SENIOR ADMINISTRATION OFFICIAL: You know, I really don't want to try to characterize it. I think it was a good day. I think these were useful discussions. They were good discussions. But as I said earlier, we certainly still have problems to solve.

Q One last question, please. You said the President outlined his suggestions as to what he thought was necessary, and Netanyahu -- am I understanding you correctly -- said he could not do that?

SENIOR ADMINISTRATION OFFICIAL: Well, we obviously didn't reach closure. There's more than one issue here. There is a series of issues that Madeleine outlined earlier -- further redeployment, security steps by the Palestinians, and what the Israelis required, what would be the timetable here. At each of these issues -- and some issues we're closer than on others.

Q Did you reach agreement on anything concrete that will be presented to the Palestinians?

SENIOR ADMINISTRATION OFFICIAL: I think we will have, hopefully, good conversations with Chairman Arafat and in a similar vein discuss with him what we think is necessary and what his objectives are and what his concerns are and try to narrow this gap.
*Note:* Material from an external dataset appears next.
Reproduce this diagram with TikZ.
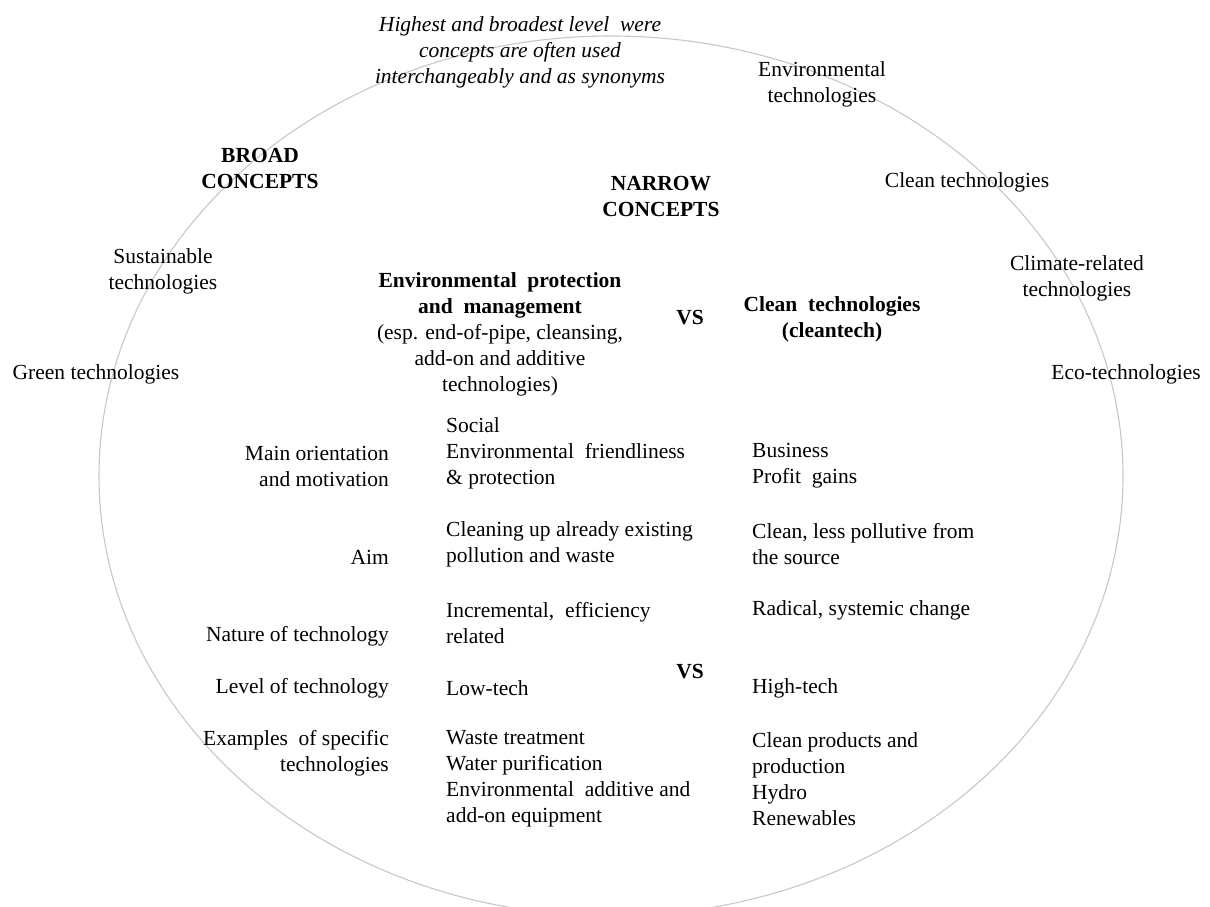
\documentclass[tikz,border=0pt]{standalone}
\usepackage{fontspec}
\setmainfont{Liberation Serif}
\newcommand{\dsz}{\fontsize{21.5}{26}\selectfont}
\begin{document}
\begin{tikzpicture}[x=1pt,y=-1pt,
  txt/.style={inner sep=0pt, font=\dsz},
  ctr/.style={txt, align=center},
  hd/.style={ctr, font=\dsz\bfseries},
  note/.style={ctr, font=\dsz\itshape},
  lab/.style={txt, align=right, anchor=east},
  col/.style={txt, align=left, anchor=west},
  ring/.style={draw=black!22, line width=1.1pt}]
\useasboundingbox (0,0) rectangle (1210,907);
\clip (0,0) rectangle (1210,907);
\draw[ring] (611,476) ellipse [x radius=512pt, y radius=440pt];

% top note
\node[note] (note) at (520,52) {Highest and broadest level\ \ were\\concepts are often used\\interchangeably and as synonyms};

% broad concepts around the ring
\node[ctr] (envtech) at (822,84) {Environmental\\technologies};
\node[hd] (broad) at (260,168) {BROAD\\CONCEPTS};
\node[hd] (narrow) at (661,196) {NARROW\\CONCEPTS};
\node[ctr] (cleantech) at (967,182) {Clean technologies};
\node[ctr] (sust) at (163,271) {Sustainable\\technologies};
\node[ctr] (climate) at (1077,278) {Climate-related\\technologies};
\node[ctr] (green) at (96,374) {Green technologies};
\node[ctr] (eco) at (1126,374) {Eco-technologies};

% narrow concepts headers
\node[ctr] (epm) at (500,334.5) {\textbf{Environmental\ \ protection}\\\textbf{and\ \ management}\\(esp. end-of-pipe, cleansing,\\add-on and additive\\technologies)};
\node[hd] (vs1) at (690,318) {VS};
\node[hd] (ct) at (832,319) {Clean\ \ technologies\\(cleantech)};

% row labels
\node[lab] (l1) at (389,466) {Main orientation\\and motivation};
\node[lab] (l2) at (389,557) {Aim};
\node[lab] (l3) at (389,636) {Nature of technology};
\node[lab] (l4) at (389,688) {Level of technology};
\node[lab] (l5) at (389,753) {Examples\ \ of specific\\technologies};

% middle column
\node[col] (m1) at (446,453) {Social\\Environmental\ \ friendliness\\\& protection};
\node[col] (m2) at (446,544) {Cleaning up already existing\\pollution and waste};
\node[col] (m3) at (446,623) {Incremental,\ \ efficiency\\related};
\node[col] (m4) at (446,688) {Low-tech};
\node[col] (m5) at (446,779) {Waste treatment\\Water purification\\Environmental\ \ additive and\\add-on equipment};

\node[hd] (vs2) at (690,672) {VS};

% right column
\node[col] (r1) at (752,466) {Business\\Profit\ \ gains};
\node[col] (r2) at (752,544) {Clean, less pollutive from\\the source};
\node[col] (r3) at (752,610) {Radical, systemic change};
\node[col] (r4) at (752,688) {High-tech};
\node[col] (r5) at (752,779) {Clean products and\\production\\Hydro\\Renewables};
\end{tikzpicture}
\end{document}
Q Is there anything that came out of the discussions --

SENIOR ADMINISTRATION OFFICIAL: The gap -- this has existed for now a year, it's not going to be closed in a night.
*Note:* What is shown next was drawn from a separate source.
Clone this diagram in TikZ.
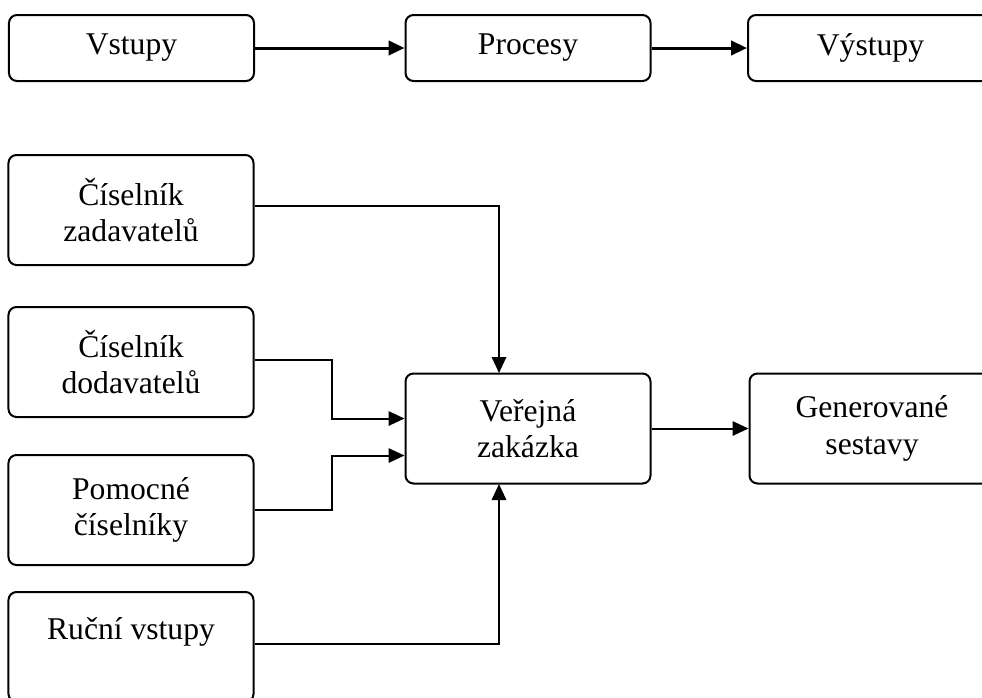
\documentclass[tikz,border=0pt]{standalone}
\usepackage{fontspec}
\setmainfont{Liberation Serif}
\usetikzlibrary{arrows.meta}

\begin{document}
\begin{tikzpicture}[x=0.25mm, y=-0.25mm,
		box/.style={draw, line width=0.5mm, rounded corners=2mm, inner sep=0pt,
			minimum width=61.25mm, align=center,
			font=\fontsize{22.5pt}{26pt}\selectfont},
		flatbox/.style={box, minimum height=16.5mm},
		tallbox/.style={box, minimum height=27.5mm},
		tip/.style={-{Triangle[length=4mm, width=3.6mm]}},
		link/.style={tip, line width=0.5mm},
		thicklink/.style={tip, line width=0.75mm}]
	\useasboundingbox (0, 0) rectangle (982, 697);
	\clip (0, 0) rectangle (982, 697);
	% horni rada
	\node[flatbox] (vstupy) at (131.5, 48){Vstupy};
	\node[flatbox] (procesy) at (528, 48){Procesy};
	\node[flatbox] (vystupy) at (870.5, 48){Výstupy};
	\draw[thicklink] (vstupy.east) -- (procesy.west);
	\draw[thicklink] (procesy.east) -- (vystupy.west);
	% vstupy do zakazky
	\node[tallbox] (zadavatele) at (131, 210){Číselník\\zadavatelů};
	\node[tallbox] (dodavatele) at (131, 362){Číselník\\dodavatelů};
	\node[tallbox] (pomocne) at (131, 510){Pomocné\\číselníky};
	\node[tallbox] (rucni) at (131, 647){Ruční vstupy\\\mbox{}};
	\node[tallbox] (zakazka) at (528, 428.5){Veřejná\\zakázka};
	\node[tallbox] (sestavy) at (872, 428.5){Generované\\sestavy};
		\coordinate (zakazkatop) at (499, 373);
		\coordinate (zakazkabot) at (499, 484);
	\draw[link] ([yshift=1mm]zadavatele.east) -| (zakazkatop);
	\draw[link] ([yshift=0.5mm]dodavatele.east) -- ++(77, 0) |- ([yshift=2.5mm]zakazka.west);
	\draw[link] (pomocne.east) -- ++(77, 0) |- ([yshift=-6.75mm]zakazka.west);
	\draw[link] ([yshift=0.75mm]rucni.east) -| (zakazkabot);
	\draw[link] (zakazka.east) -- (sestavy.west);
\end{tikzpicture}
\end{document}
Q Anything that came out of this today that you will take to him, or will you be saying to him things you were already going to say to him?

SENIOR ADMINISTRATION OFFICIAL: I think that clearly what happened today and what we learned from Prime Minister Netanyahu will influence our conversations with Chairman Arafat.

Q A logistic question. Was the President's meeting tonight, was it continuous as far as his involvement, or was he called away from the meeting at any time?

SENIOR ADMINISTRATION OFFICIAL: It was continuous.

Q And did it end before or after midnight?

SENIOR ADMINISTRATION OFFICIAL: It ended at five of 12:00 a.m.

Q Will he see him tomorrow, will they see each other again?

SENIOR ADMINISTRATION OFFICIAL: No, there's no plans.

Q Where did the talks take place, in what room of the Residence?

SENIOR ADMINISTRATION OFFICIAL: In the study.